I’ve gone too far down the rabbit hole. I’m too angry and dialed in. I think a lot of people from my hometown AND my current workplace have unfollowed me on Facebook. I might have the pleasure of being called neoliberal and Republican-lite and corporatist from people to the left of me. But for all of that, I am probably too far to the left to seem viable to conservative voters.
But I have tried to be calm and courteous in comment threads. Because as much as we dump on comment sections, they are one of the few places where we talk about politics with people outside of our bubbles. I’ve often noticed a conservative person being non-defensive, calm, humble, polite, and measured. And I’ve thought, “I admire how that person is conducting themselves right now.” Not the falsely polite and “reasonable” way that some people are… that way that just riles you up and makes you MORE emotional, and you know that behind that person’s calm exterior they are smugly gleeful about how wound up you’re getting (people on both sides do that). No. There’s a real authentic type of conservative commenter who knows they don’t know everything and just has good manners online. Sometimes these people actually earnestly apologize when liberals snarkily correct their usage or spellings. (Liberals, this is one of the STUPIDEST things we do.
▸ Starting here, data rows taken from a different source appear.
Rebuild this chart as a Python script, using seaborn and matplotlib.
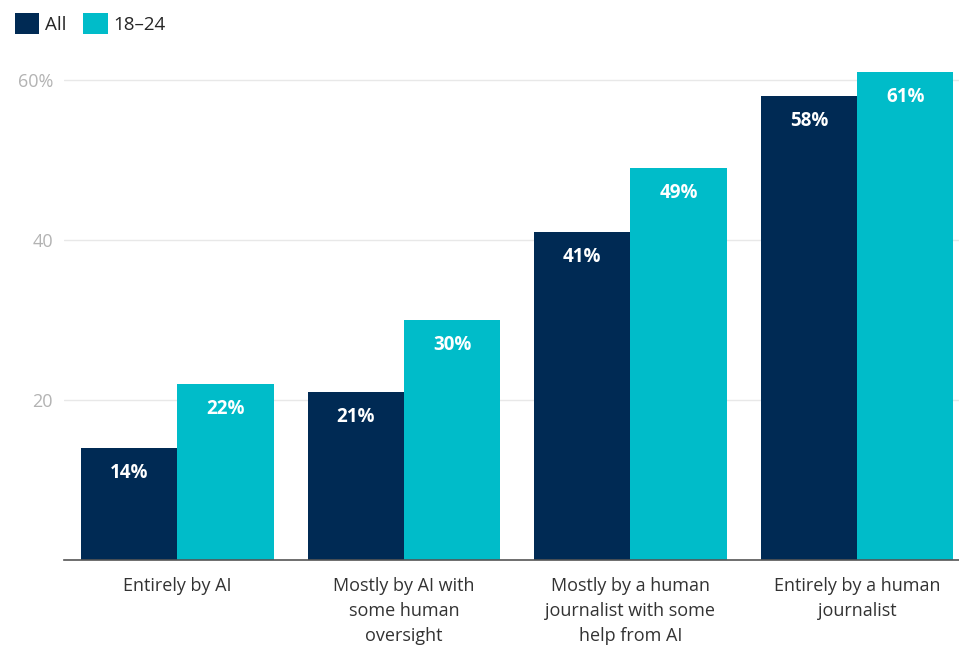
import matplotlib
matplotlib.use("Agg")
import matplotlib.pyplot as plt
import seaborn as sns
import pandas as pd
from matplotlib.patches import Patch

categories = ["Entirely by AI", "Mostly by AI with\nsome human\noversight",
              "Mostly by a human\njournalist with some\nhelp from AI", "Entirely by a human\njournalist"]
series_names = ["All", "18\u201324"]
all_values = [14, 21, 41, 58]
young_values = [22, 30, 49, 61]
colors = ["#002a54", "#00bcc9"]
y_ticks = [20, 40, 60]
y_tick_labels = ["20", "40", "60%"]

df = pd.DataFrame({
    "category": categories * 2,
    "group": [series_names[0]] * 4 + [series_names[1]] * 4,
    "value": all_values + young_values,
})

sns.set_theme(style="white")
plt.rcParams["font.family"] = ["Open Sans", "DejaVu Sans"]

fig = plt.figure(figsize=(9.59, 6.47), dpi=100)
ax = fig.add_axes([64 / 959, 1 - 560 / 647, (959 - 64) / 959, (560 - 64) / 647])

sns.barplot(data=df, x="category", y="value", hue="group", palette=colors,
            width=0.85, saturation=1, ax=ax, legend=False, errorbar=None, linewidth=0)

ax.set_ylim(0, 62)
ax.set_xlim(-0.5, 3.45)
ax.set_yticks(y_ticks)
ax.set_yticklabels(y_tick_labels)
ax.tick_params(axis="y", length=0, labelsize=13, labelcolor="#b3b3b3", pad=8)
ax.tick_params(axis="x", length=0, labelsize=13, labelcolor="#333333", pad=12)
ax.yaxis.grid(True, color="#e8e8e8", linewidth=1)
ax.set_axisbelow(True)
for s in ["top", "right", "left"]:
    ax.spines[s].set_visible(False)
ax.spines["bottom"].set_color("#555555")
ax.spines["bottom"].set_linewidth(1.2)
ax.set_xlabel("")
ax.set_ylabel("")
for lbl in ax.get_xticklabels():
    lbl.set_linespacing(1.5)

for cont in ax.containers:
    ax.bar_label(cont, labels=[f"{v:.0f}%" for v in cont.datavalues], label_type="edge",
                 padding=-25, color="white", fontsize=13.5, fontweight="bold")

handles = [Patch(facecolor=c, edgecolor="none") for c in colors]
fig.legend(handles, series_names, loc="upper left", bbox_to_anchor=(0.002, 1.0), ncol=2,
           frameon=False, fontsize=13.5, handlelength=1.3, handleheight=1.3,
           handletextpad=0.3, columnspacing=0.9, borderaxespad=0.3)

fig.savefig("out.png", dpi=100)
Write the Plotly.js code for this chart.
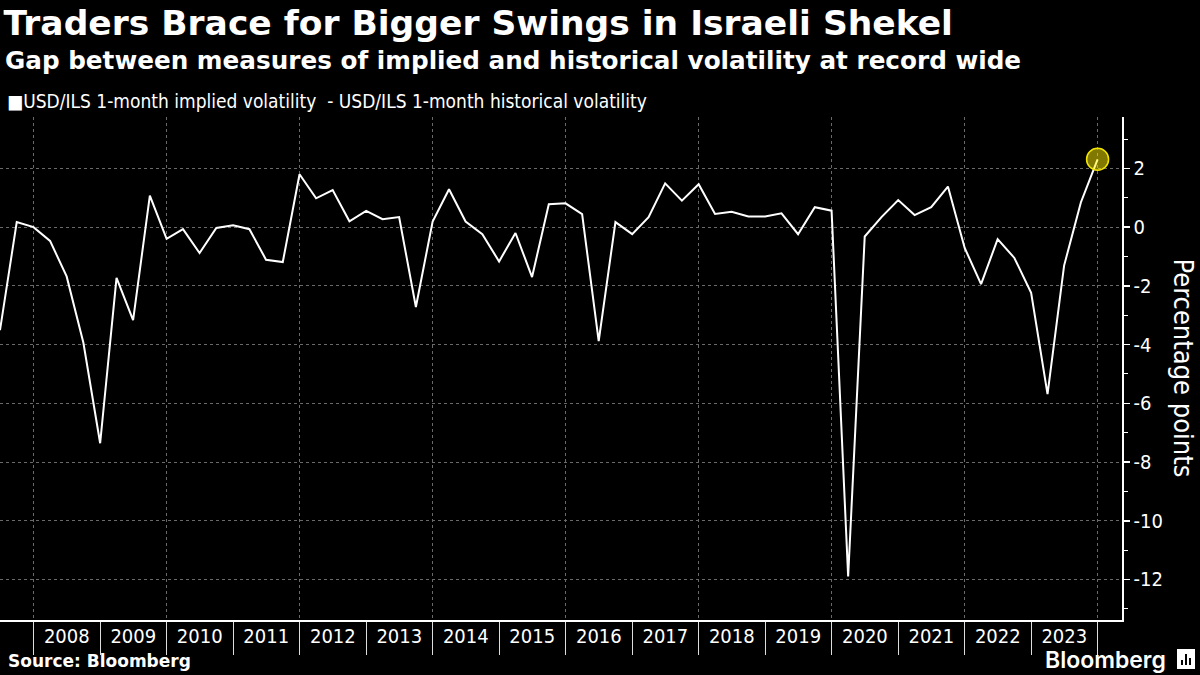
<!DOCTYPE html>
<html>
<head>
<meta charset="utf-8">
<script src="https://cdn.plot.ly/plotly-3.0.1.min.js"></script>
<style>
  html, body { margin: 0; padding: 0; background: #000; }
  #chart { width: 1200px; height: 675px; }
</style>
</head>
<body>
<div id="chart"></div>
<script>
// Quarterly observation dates
const dates = [
  '2007-07-01','2007-10-01',
  '2008-01-01','2008-04-01','2008-07-01','2008-10-01',
  '2009-01-01','2009-04-01','2009-07-01','2009-10-01',
  '2010-01-01','2010-04-01','2010-07-01','2010-10-01',
  '2011-01-01','2011-04-01','2011-07-01','2011-10-01',
  '2012-01-01','2012-04-01','2012-07-01','2012-10-01',
  '2013-01-01','2013-04-01','2013-07-01','2013-10-01',
  '2014-01-01','2014-04-01','2014-07-01','2014-10-01',
  '2015-01-01','2015-04-01','2015-07-01','2015-10-01',
  '2016-01-01','2016-04-01','2016-07-01','2016-10-01',
  '2017-01-01','2017-04-01','2017-07-01','2017-10-01',
  '2018-01-01','2018-04-01','2018-07-01','2018-10-01',
  '2019-01-01','2019-04-01','2019-07-01','2019-10-01',
  '2020-01-01','2020-04-01','2020-07-01','2020-10-01',
  '2021-01-01','2021-04-01','2021-07-01','2021-10-01',
  '2022-01-01','2022-04-01','2022-07-01','2022-10-01',
  '2023-01-01','2023-04-01','2023-07-01','2023-10-01',
  '2024-01-01'
];

// Implied minus historical volatility, percentage points
const spread = [
  -3.51, 0.17,
  0.00, -0.47, -1.68, -3.94,
  -7.36, -1.73, -3.17, 1.07,
  -0.40, -0.07, -0.88, -0.03,
  0.06, -0.07, -1.11, -1.19,
  1.80, 0.98, 1.26, 0.20,
  0.55, 0.27, 0.34, -2.72,
  0.19, 1.29, 0.19, -0.24,
  -1.17, -0.20, -1.70, 0.78,
  0.81, 0.44, -3.88, 0.17,
  -0.24, 0.34, 1.49, 0.90,
  1.46, 0.45, 0.52, 0.36,
  0.36, 0.47, -0.24, 0.68,
  0.56, -11.90, -0.32, 0.34,
  0.92, 0.41, 0.68, 1.38,
  -0.71, -1.94, -0.41, -1.05,
  -2.24, -5.69, -1.31, 0.84,
  2.31
];

// Year labels (placed mid-year) and year boundaries
const yearLabels = ['2008','2009','2010','2011','2012','2013','2014','2015',
                    '2016','2017','2018','2019','2020','2021','2022','2023'];
const yearMids = yearLabels.map(y => y + '-07-02');

const yTickVals = [2, 0, -2, -4, -6, -8, -10, -12];
const yTickText = ['2', '0', '-2', '-4', '-6', '-8', '-10', '-12'];

const titleText = 'Traders Brace for Bigger Swings in Israeli Shekel';
const subtitleText = 'Gap between measures of implied and historical volatility at record wide';
const legendText = '\u25A0USD/ILS 1-month implied volatility  - USD/ILS 1-month historical volatility';
const yTitleText = 'Percentage points';
const sourceText = 'Source: Bloomberg';

const last = dates.length - 1;

const traces = [
  {
    x: dates, y: spread, type: 'scatter', mode: 'lines',
    line: { color: '#ffffff', width: 2 },
    hoverinfo: 'x+y', showlegend: false, cliponaxis: false
  },
  {
    x: [dates[last]], y: [spread[last]], type: 'scatter', mode: 'markers',
    marker: { size: 22, color: 'rgba(255,240,0,0.5)', line: { color: '#f2e600', width: 1.5 } },
    hoverinfo: 'skip', showlegend: false
  },
  {
    x: dates, y: spread, xaxis: 'x2', type: 'scatter', mode: 'lines',
    line: { color: 'rgba(0,0,0,0)', width: 0 }, hoverinfo: 'skip', showlegend: false
  }
];

const F = 'DejaVu Sans Condensed, DejaVu Sans, sans-serif';
const FB = 'DejaVu Sans, sans-serif';

const layout = {
  width: 1200, height: 675,
  paper_bgcolor: '#000000', plot_bgcolor: '#000000',
  margin: { l: 0, r: 78, t: 117, b: 55, pad: 0 },
  showlegend: false,
  title: {
    text: '<b>' + titleText + '</b>',
    font: { family: FB, size: 34.5, color: '#ffffff' },
    x: 0.003, xanchor: 'left', xref: 'container',
    y: 0.984, yanchor: 'top', yref: 'container'
  },
  xaxis: {
    type: 'date',
    range: ['2007-07-01', '2024-05-14'],
    tickmode: 'linear', tick0: '2008-01-01', dtick: 'M24',
    showticklabels: false,
    ticks: 'outside', ticklen: 33, tickwidth: 1, tickcolor: '#dddddd',
    showgrid: true, gridcolor: '#6a6a6a', gridwidth: 1, griddash: '3px,3px',
    minor: { tick0: '2008-01-01', dtick: 'M12', ticks: 'outside', ticklen: 33,
             tickwidth: 1, tickcolor: '#dddddd', showgrid: false },
    showline: true, linecolor: '#ffffff', linewidth: 1.5,
    zeroline: false, fixedrange: true
  },
  xaxis2: {
    type: 'date', overlaying: 'x', matches: 'x', anchor: 'y', side: 'bottom',
    tickmode: 'array', tickvals: yearMids, ticktext: yearLabels,
    ticks: '', showgrid: false, showline: false, zeroline: false,
    tickfont: { family: F, size: 20, color: '#ffffff' },
    ticklabelstandoff: 2
  },
  yaxis: {
    side: 'right',
    range: [-13.38, 3.75],
    tickmode: 'array', tickvals: yTickVals, ticktext: yTickText,
    ticks: 'outside', ticklen: 6, tickwidth: 1.5, tickcolor: '#ffffff',
    minor: { dtick: 1, ticks: 'outside', ticklen: 4, tickwidth: 1, tickcolor: '#ffffff', showgrid: false },
    tickfont: { family: F, size: 20, color: '#ffffff' },
    showgrid: true, gridcolor: '#6a6a6a', gridwidth: 1, griddash: '3px,3px',
    showline: true, linecolor: '#ffffff', linewidth: 1.5,
    zeroline: false, fixedrange: true
  },
  annotations: [
    { text: '<b>' + subtitleText + '</b>', xref: 'paper', yref: 'paper',
      x: 0, y: 1.0, xshift: 3, yshift: 57, xanchor: 'left', yanchor: 'middle', showarrow: false,
      font: { family: FB, size: 24.7, color: '#ffffff' } },
    { text: legendText, xref: 'paper', yref: 'paper',
      x: 0, y: 1.0, xshift: 5, yshift: 16, xanchor: 'left', yanchor: 'middle', showarrow: false,
      font: { family: F, size: 19, color: '#ffffff' } },
    { text: yTitleText, xref: 'paper', yref: 'paper', textangle: 90,
      x: 1.0, y: 0.5, xshift: 61, yshift: 1, xanchor: 'center', yanchor: 'middle', showarrow: false,
      font: { family: F, size: 27, color: '#ffffff' } },
    { text: '<b>' + sourceText + '</b>', xref: 'paper', yref: 'paper',
      x: 0, y: 0, xshift: 6, yshift: -41, xanchor: 'left', yanchor: 'middle', showarrow: false,
      font: { family: FB, size: 17, color: '#ffffff' } },
    { text: 'Bloomberg', xref: 'paper', yref: 'paper',
      x: 1.0, y: 0, xshift: 46, yshift: -40, xanchor: 'right', yanchor: 'middle', showarrow: false,
      font: { family: 'Inter, Roboto, sans-serif', size: 23, color: '#ffffff', weight: 600 } }
  ],
  shapes: [
    // small Bloomberg icon
    { type: 'rect', xref: 'paper', yref: 'paper', xsizemode: 'pixel', ysizemode: 'pixel',
      xanchor: 1.0, yanchor: 0, x0: 55, x1: 73, y0: -29, y1: -49,
      fillcolor: '#ffffff', line: { width: 0 } },
    { type: 'rect', xref: 'paper', yref: 'paper', xsizemode: 'pixel', ysizemode: 'pixel',
      xanchor: 1.0, yanchor: 0, x0: 59, x1: 61, y0: -40, y1: -45, fillcolor: '#000', line: { width: 0 } },
    { type: 'rect', xref: 'paper', yref: 'paper', xsizemode: 'pixel', ysizemode: 'pixel',
      xanchor: 1.0, yanchor: 0, x0: 63, x1: 65, y0: -34, y1: -45, fillcolor: '#000', line: { width: 0 } },
    { type: 'rect', xref: 'paper', yref: 'paper', xsizemode: 'pixel', ysizemode: 'pixel',
      xanchor: 1.0, yanchor: 0, x0: 67, x1: 69, y0: -38, y1: -45, fillcolor: '#000', line: { width: 0 } }
  ]
};

Plotly.newPlot('chart', traces, layout, { displayModeBar: false, staticPlot: true });
</script>
</body>
</html>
I am begging you to stop.)
I saw the movie Moonlight today, and it is too beautiful to speak of casually. I thought the filmmakers were generous with hope at the end of their story. But it makes you imagine what it’s like to not be able to feel and express a full range of emotions, because of all that’s been done to you and everything you have had to survive since childhood. It’s the sort of movie that I don’t want to write a “take” on. Sometime I might write an essay or a story that’s my “response”to Moonlight but it won’t even be about Moonlight, and no one will know except for me that it was fueled by the film. To me that honors a work of art more than just talking about it as if you know all about it.